At 12:51 AM, Friday 26th March 2021, a strong (preliminary) Magnitude 6.0 (Mt) earthquake struck approximately 101 km NE of Point-à-Pitre, Guadeloupe, 130 km SE of Saint John’s, Antigua and Barbuda and 171 km NE of Roseau, Dominica. This event was located at 60.75°W and 16.70°N, at a depth of 10.0 Kilometers.
There have been no immediate reports of damage or injuries across the islands though strong to very strong shaking was reported in Guadeloupe.
This information (above) is preliminary from the U.W.I. Seismic Research Centre, the authority for seismic and volcanological information in the Eastern Caribbean. Quake parameters such as location, depth, and magnitude may change upon review from seismologists at the SRC.
This event was widely reported felt across the Leewards, as far south as St. Lucia and as far west as Puerto Rico. Shaking reportedly lasted up to 15 seconds and was strongly felt in Guadeloupe, the country closest to the epicenter of the quake. You can submit felt reports to the University of the West Indies Seismic Research Centre.
There is no tsunami threat.
There are four conditions necessary for an earthquake to cause a tsunami:
- The earthquake must occur beneath the ocean or cause material to slide in the ocean.
- The earthquake must be strong, at least magnitude 6.5.
- The earthquake must rupture the Earth’s surface and it must occur at shallow depth – less than 70 KM below the surface of the Earth.
- The earthquake must cause vertical movement of the seafloor (up to several meters).
These conditions were not met.
Note that different seismic monitoring agencies use different methods, or several methods, for processing quake parameters across the globe. Each method has its limitations and will likely produce different results within the ranges of the data’s uncertainty. This is generally accepted within the scientific community.
The United States Geological Survey (USGS) recorded this quake in a similar location, slightly south and west of the UWI SRC’s solution, at a magnitude 5.8 event with an estimated depth of 26.1 kilometers.
The European-Mediterranean Seismological Centre (EMSC) recorded this quake in a similar location, slightly south of the UWI SRC’s solution, at a magnitude 5.8 event with an estimated depth of 30.0 kilometers.
Based on the earthquake’s focal mechanism, this event occurred on a thrust fault, which is typical for the area.
Within 20 kilometers of the UWI SRC’s solution, over 200 seismic events have been recorded, the largest being a magnitude 5.6 on December 1st, 1969. Earthquakes in this area generally occur at depths less than 50 kilometers, with most events occurring near the 25 kilometer depth, near the inferface of the subducting slab of the South American plate and the overriding Caribbean Plate.

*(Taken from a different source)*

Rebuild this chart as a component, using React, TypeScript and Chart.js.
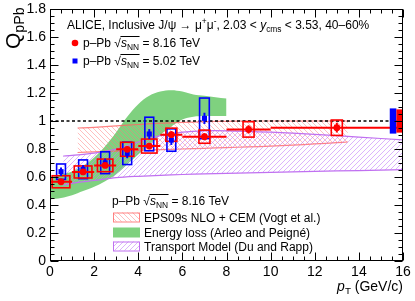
import React, { useEffect, useRef } from 'react';
import { Chart, registerables } from 'chart.js';
Chart.register(...registerables);

const FONT = '"Liberation Sans", Arial, Helvetica, sans-serif';

// ---- data: 8.16 TeV (red) ----
const ptRed = [0.5, 1.5, 2.5, 3.5, 4.5, 5.5, 7, 9, 13];
const qRed = [0.566, 0.636, 0.683, 0.798, 0.821, 0.902, 0.888, 0.94, 0.952];
const redStat = [0.015, 0.015, 0.017, 0.02, 0.02, 0.025, 0.025, 0.03, 0.035];
const redSyst = [0.043, 0.043, 0.045, 0.05, 0.05, 0.047, 0.047, 0.055, 0.055];
const redBinLo = [0, 1, 2, 3, 4, 5, 6, 8, 10];
const redBinHi = [1, 2, 3, 4, 5, 6, 8, 10, 16];
const redBoxHalf = [0.4, 0.4, 0.35, 0.3, 0.35, 0.25, 0.25, 0.25, 0.25];

// ---- data: 5.02 TeV (blue) ----
const ptBlue = [0.5, 1.5, 2.5, 3.5, 4.5, 5.5, 7];
const qBlue = [0.638, 0.655, 0.702, 0.769, 0.907, 0.864, 1.019];
const blueStat = [0.03, 0.03, 0.03, 0.035, 0.035, 0.035, 0.04];
const blueSyst = [0.055, 0.067, 0.078, 0.08, 0.12, 0.08, 0.145];
const blueBoxHalf = [0.2, 0.2, 0.2, 0.2, 0.2, 0.2, 0.22];

// global uncertainties
const blueGlobal = { lo: 15.4, hi: 15.7, q: 1, err: 0.09 };
const redGlobal = { lo: 15.7, hi: 16, q: 1, err: 0.083 };

// ---- models ----
const eLossPt = [0, 0.5, 1, 1.5, 2, 2.5, 3, 3.5, 4, 4.5, 5, 5.5, 6, 6.5, 7, 7.5, 8];
const eLossHi = [0.6, 0.62, 0.64, 0.68, 0.74, 0.82, 0.92, 1.03, 1.12, 1.18, 1.21, 1.22, 1.21, 1.19, 1.18, 1.17, 1.16];
const eLossLo = [0.44, 0.45, 0.47, 0.5, 0.53, 0.57, 0.62, 0.69, 0.76, 0.83, 0.9, 0.96, 1.01, 1.03, 1.035, 1.035, 1.035];

const epsPt = [1.25, 2, 3, 4, 5, 6, 7, 8, 9, 10, 11, 12, 13, 13.5];
const epsHi = [0.95, 0.955, 0.965, 0.975, 0.985, 0.99, 0.995, 0.998, 1.0, 1.0, 1.0, 1.0, 1.0, 1.0];
const epsLo = [0.775, 0.78, 0.785, 0.79, 0.795, 0.8, 0.805, 0.81, 0.815, 0.82, 0.828, 0.836, 0.845, 0.85];

const trPt = [0.6, 1, 2, 3, 4, 5, 6, 7, 8, 10, 12, 14, 16];
const trHi = [0.75, 0.755, 0.77, 0.8, 0.85, 0.895, 0.92, 0.93, 0.93, 0.92, 0.905, 0.885, 0.865];
const trLo = [0.54, 0.555, 0.575, 0.595, 0.605, 0.612, 0.618, 0.622, 0.626, 0.633, 0.64, 0.646, 0.652];

const xTicks = [0, 2, 4, 6, 8, 10, 12, 14, 16];

const RED = '#ff0000';
const BLUE = '#0000ff';
const GREEN = '#7fd17f';
const EPS_LINE = 'rgba(255,100,100,0.8)';
const EPS_HATCH = 'rgba(255,120,120,0.6)';
const TR_LINE = '#c070f0';
const TR_HATCH = 'rgba(190,120,250,0.7)';

type Seg = { t: string; s?: number; dy?: number; i?: boolean; o?: boolean };

function rich(ctx: CanvasRenderingContext2D, x: number, y: number, segs: Seg[], base: number, draw = true) {
  let cx = x;
  for (const sg of segs) {
    const size = base * (sg.s ?? 1);
    ctx.font = `${sg.i ? 'italic ' : ''}${size}px ${FONT}`;
    const w = ctx.measureText(sg.t).width;
    if (draw) {
      ctx.fillText(sg.t, cx, y + (sg.dy ?? 0));
      if (sg.o) {
        ctx.save();
        ctx.lineWidth = 1;
        ctx.strokeStyle = ctx.fillStyle as string;
        ctx.beginPath();
        const oy = Math.round(y - base * 0.9) + 0.5;
        ctx.moveTo(cx - 0.5, oy);
        ctx.lineTo(cx + w + 0.5, oy);
        ctx.stroke();
        ctx.restore();
      }
    }
    cx += w;
  }
  return cx - x;
}

const sqrtS: Seg[] = [
  { t: '√' },
  { t: 's', i: true, o: true },
  { t: 'NN', s: 0.7, dy: 3, o: true },
];

function hatch(ctx: CanvasRenderingContext2D, color: string, back: boolean) {
  const c = document.createElement('canvas');
  c.width = 5;
  c.height = 5;
  const g = c.getContext('2d')!;
  g.strokeStyle = color;
  g.lineWidth = 0.8;
  g.beginPath();
  if (back) {
    g.moveTo(-1, -1); g.lineTo(6, 6);
    g.moveTo(-1, 4); g.lineTo(1, 6);
    g.moveTo(4, -1); g.lineTo(6, 1);
  } else {
    g.moveTo(-1, 6); g.lineTo(6, -1);
    g.moveTo(-1, 1); g.lineTo(1, -1);
    g.moveTo(4, 6); g.lineTo(6, 4);
  }
  g.stroke();
  return ctx.createPattern(c, 'repeat')!;
}

const pts = (xs: number[], ys: number[]) => xs.map((x, i) => ({ x, y: ys[i] }));

export default function App() {
  const ref = useRef<HTMLCanvasElement>(null);
  useEffect(() => {
    const canvas = ref.current!;
    const ctx0 = canvas.getContext('2d')!;
    const epsPattern = hatch(ctx0, EPS_HATCH, true);
    const trPattern = hatch(ctx0, TR_HATCH, false);

    const dataPlugin = {
      id: 'dataMarks',
      afterDatasetDraw(chart: any, args: any) {
        if (args.index !== 2) return;
        const { ctx, scales } = chart;
        const xs = scales.x, ys = scales.y;
        const X = (v: number) => xs.getPixelForValue(v);
        const Y = (v: number) => ys.getPixelForValue(v);
        ctx.save();
        ctx.strokeStyle = BLUE;
        ctx.lineWidth = 1.6;
        ptBlue.forEach((p, i) => {
          const x1 = X(p - blueBoxHalf[i]), x2 = X(p + blueBoxHalf[i]);
          const y1 = Y(qBlue[i] + blueSyst[i]), y2 = Y(qBlue[i] - blueSyst[i]);
          ctx.strokeRect(x1, y1, x2 - x1, y2 - y1);
        });
        ctx.strokeStyle = RED;
        ptRed.forEach((p, i) => {
          const x1 = X(p - redBoxHalf[i]), x2 = X(p + redBoxHalf[i]);
          const y1 = Y(qRed[i] + redSyst[i]), y2 = Y(qRed[i] - redSyst[i]);
          ctx.strokeRect(x1, y1, x2 - x1, y2 - y1);
        });
        ctx.strokeStyle = BLUE;
        ctx.lineWidth = 2;
        ptBlue.forEach((p, i) => {
          ctx.beginPath();
          ctx.moveTo(X(p), Y(qBlue[i] + blueStat[i]));
          ctx.lineTo(X(p), Y(qBlue[i] - blueStat[i]));
          ctx.stroke();
        });
        ctx.strokeStyle = RED;
        ptRed.forEach((p, i) => {
          ctx.beginPath();
          ctx.moveTo(X(redBinLo[i]), Y(qRed[i]));
          ctx.lineTo(X(redBinHi[i]), Y(qRed[i]));
          ctx.moveTo(X(p), Y(qRed[i] + redStat[i]));
          ctx.lineTo(X(p), Y(qRed[i] - redStat[i]));
          ctx.stroke();
        });
        ctx.fillStyle = BLUE;
        ctx.fillRect(X(blueGlobal.lo), Y(blueGlobal.q + blueGlobal.err), X(blueGlobal.hi) - X(blueGlobal.lo), Y(blueGlobal.q - blueGlobal.err) - Y(blueGlobal.q + blueGlobal.err));
        ctx.fillStyle = RED;
        ctx.fillRect(X(redGlobal.lo), Y(redGlobal.q + redGlobal.err), X(redGlobal.hi) - X(redGlobal.lo), Y(redGlobal.q - redGlobal.err) - Y(redGlobal.q + redGlobal.err));
        ctx.restore();
      },
    };

    const framePlugin = {
      id: 'frameAndText',
      afterDraw(chart: any) {
        const { ctx, chartArea: a, scales } = chart;
        const xs = scales.x, ys = scales.y;
        ctx.save();
        ctx.strokeStyle = '#000';
        ctx.lineWidth = 1;
        const L = Math.round(a.left) + 0.5, R = Math.round(a.right) - 0.5;
        const T = Math.round(a.top) + 0.5, B = Math.round(a.bottom) - 0.5;
        ctx.strokeRect(L, T, R - L, B - T);
        ctx.beginPath();
        for (let k = 0; k <= 32; k++) {
          const v = k * 0.5;
          const px = Math.round(xs.getPixelForValue(v)) + 0.5;
          const len = k % 4 === 0 ? 8 : 4;
          ctx.moveTo(px, B); ctx.lineTo(px, B - len);
          ctx.moveTo(px, T); ctx.lineTo(px, T + len);
        }
        for (let k = 0; k <= 36; k++) {
          const v = k * 0.05;
          const py = Math.round(ys.getPixelForValue(v)) + 0.5;
          const len = k % 4 === 0 ? 8 : 4;
          ctx.moveTo(L, py); ctx.lineTo(L + len, py);
          ctx.moveTo(R, py); ctx.lineTo(R - len, py);
        }
        ctx.stroke();

        ctx.fillStyle = '#000';
        ctx.textBaseline = 'alphabetic';
        ctx.textAlign = 'left';
        rich(ctx, 67, 29, [
          { t: 'ALICE, Inclusive J/ψ → μ' },
          { t: '+', s: 0.7, dy: -5 },
          { t: 'μ' },
          { t: '-', s: 0.7, dy: -5 },
          { t: ', 2.03 < ' },
          { t: 'y', i: true },
          { t: 'cms', s: 0.7, dy: 3 },
          { t: ' < 3.53, 40–60%' },
        ], 12);

        ctx.fillStyle = RED;
        ctx.beginPath();
        ctx.arc(75, 43, 3.3, 0, Math.PI * 2);
        ctx.fill();
        ctx.fillStyle = BLUE;
        ctx.fillRect(72.5, 58.5, 5, 5);
        ctx.fillStyle = '#000';
        rich(ctx, 83, 47, [{ t: 'p–Pb ' }, ...sqrtS, { t: ' = 8.16 TeV' }], 12);
        rich(ctx, 83, 65, [{ t: 'p–Pb ' }, ...sqrtS, { t: ' = 5.02 TeV' }], 12);

        rich(ctx, 112, 205, [{ t: 'p–Pb ' }, ...sqrtS, { t: ' = 8.16 TeV' }], 12);
        const bx = 113, bw = 26, bh = 9;
        const rows = [217, 232, 246];
        ctx.fillStyle = epsPattern;
        ctx.fillRect(bx, rows[0] - bh / 2, bw, bh);
        ctx.strokeStyle = EPS_LINE;
        ctx.strokeRect(bx + 0.5, rows[0] - bh / 2 + 0.5, bw, bh);
        ctx.fillStyle = GREEN;
        ctx.fillRect(bx, rows[1] - bh / 2, bw + 1, bh + 1);
        ctx.fillStyle = trPattern;
        ctx.fillRect(bx, rows[2] - bh / 2, bw, bh);
        ctx.strokeStyle = TR_LINE;
        ctx.strokeRect(bx + 0.5, rows[2] - bh / 2 + 0.5, bw, bh);
        ctx.fillStyle = '#000';
        ctx.font = `12px ${FONT}`;
        ctx.fillText('EPS09s NLO + CEM (Vogt et al.)', 144, rows[0] + 4.5);
        ctx.fillText('Energy loss (Arleo and Peigné)', 144, rows[1] + 4.5);
        ctx.fillText('Transport Model (Du and Rapp)', 144, rows[2] + 4.5);

        const xt: Seg[] = [{ t: 'p', i: true }, { t: 'T', s: 0.7, dy: 3 }, { t: ' (GeV/c)' }];
        const w = rich(ctx, 0, 0, xt, 14, false);
        rich(ctx, 403 - w, 291, xt, 14);

        ctx.save();
        ctx.translate(20, 49);
        ctx.rotate(-Math.PI / 2);
        rich(ctx, 0, 0, [{ t: 'Q' }, { t: 'pPb', s: 0.68, dy: 4 }], 21);
        ctx.restore();
        ctx.restore();
      },
    };

    const chart = new Chart(canvas, {
      type: 'scatter',
      data: {
        datasets: [
          {
            data: pts(ptRed, qRed), pointStyle: 'circle', pointRadius: 3.4,
            backgroundColor: RED, borderColor: RED, borderWidth: 0, order: 0,
          } as any,
          {
            data: pts(ptBlue, qBlue), pointStyle: 'rect', pointRadius: 3.6,
            backgroundColor: BLUE, borderColor: BLUE, borderWidth: 0, order: 1,
          },
          {
            data: [{ x: 0, y: 1 }, { x: 16, y: 1 }], showLine: true, pointRadius: 0,
            borderColor: '#000', borderWidth: 1.5, borderDash: [3, 2.5], order: 2,
          },
          {
            data: pts(trPt, trHi), showLine: true, pointRadius: 0, tension: 0.3,
            borderColor: TR_LINE, borderWidth: 1.2, fill: '+1', backgroundColor: trPattern, order: 3,
          },
          {
            data: pts(trPt, trLo), showLine: true, pointRadius: 0, tension: 0.3,
            borderColor: TR_LINE, borderWidth: 1.2, order: 4,
          },
          {
            data: pts(epsPt, epsHi), showLine: true, pointRadius: 0, tension: 0.3,
            borderColor: EPS_LINE, borderWidth: 1.2, fill: '+1', backgroundColor: epsPattern, order: 5,
          },
          {
            data: pts(epsPt, epsLo), showLine: true, pointRadius: 0, tension: 0.3,
            borderColor: EPS_LINE, borderWidth: 1.2, order: 6,
          },
          {
            data: pts(eLossPt, eLossHi), showLine: true, pointRadius: 0, tension: 0.35,
            borderWidth: 0, borderColor: GREEN, fill: '+1', backgroundColor: GREEN, order: 7,
          },
          {
            data: pts(eLossPt, eLossLo), showLine: true, pointRadius: 0, tension: 0.35,
            borderWidth: 0, borderColor: GREEN, order: 8,
          },
        ],
      },
      options: {
        responsive: false,
        animation: false,
        events: [],
        layout: { padding: { left: 0, top: 9, right: 12, bottom: 0 } },
        plugins: { legend: { display: false }, tooltip: { enabled: false } },
        scales: {
          x: {
            type: 'linear', min: 0, max: 16,
            grid: { display: false, drawTicks: false },
            border: { display: false },
            afterBuildTicks: (s: any) => { s.ticks = xTicks.map((v) => ({ value: v })); },
            ticks: { font: { family: FONT, size: 14 }, color: '#000', padding: 3, maxRotation: 0, autoSkip: false },
            afterFit: (s: any) => { s.height = 40; s.paddingLeft = 0; s.paddingRight = 0; },
          },
          y: {
            type: 'linear', min: 0, max: 1.8,
            grid: { display: false, drawTicks: false },
            border: { display: false },
            ticks: {
              stepSize: 0.2, font: { family: FONT, size: 14 }, color: '#000', padding: 4,
              callback: (v: any) => String(Math.round(Number(v) * 10) / 10),
            },
            afterFit: (s: any) => { s.width = 50; s.paddingTop = 0; s.paddingBottom = 0; },
          },
        },
      },
      plugins: [dataPlugin, framePlugin],
    } as any);
    return () => chart.destroy();
  }, []);
  return (
    <div style={{ position: 'fixed', left: 0, top: 0, width: 415, height: 301, background: '#fff' }}>
      <canvas ref={ref} width={415} height={301} style={{ display: 'block' }} />
    </div>
  );
}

Earthquakes *cannot* be predicted – meaning the precise time, date, magnitude, depth, etc. cannot be known ahead of time based on current research and technology.
Generally, across the Eastern Caribbean, a seismically active area, earthquakes of this magnitude, up to M8.0 and greater, are possible and this statement has been repeated by seismologists at the U.W.I. Seismic Research Centre for decades.
Each year, over 2,200 seismic events are recorded in the Eastern Caribbean. On average, the Eastern Caribbean has seen a pattern of major (M7.0-M7.9) quakes every 20 to 30 years. That pattern has stayed true. The last major (M7.0-7.9) quake occurred north of Martinique in 2007.
Historical patterns indicate great quakes (M8.0+) on the Richter Scale have occurred every century or so in the region. The probability of another event at that level is high since the last >M8.0 earthquake occurred in 1843.
Now is the time to create or go over your earthquake preparedness plan and know what to do during, before, and after an earthquake.
Why did I hear the earthquake?
The rumbling you hear before the shaking occurs is the P-Wave, a quake’s first seismic wave creating a sound wave.
The speed of sound in the air is 330 meters per second. a single number can not describe the speed of seismic waves in the earth because it depends heavily on the material through which the waves are passing.
It is well known that sound is created in air when an oscillating object is in contact with it. The sound really is oscillations in pressure, displacement, and speed of the air, in concordance with the object creating them.
Now, the seismic waves themselves include oscillations of the earth’s surface, which is in contact with the air. Therefore, they cause oscillations in the air. However, the frequency of these oscillations is so low that we hear the least part of them as sound. Still, the frequency of the fastest waves, the P-waves, may be more than 30 Hertz and thus be audible as sound. The sound-induced by seismic waves in the air have been compared to the boom in underground stations when a train is approaching.
We normally sense P-waves as an earthquake to a lesser degree than, for instance, the S-waves following them. If an earthquake has not been very strong or we are reasonably far away from its center, we will not at all sense the P-waves as an earthquake but only hear the sound-induced by them in the air. Still, we may feel the S-waves quite clearly and then other waves, which often arrive later, especially at a distance.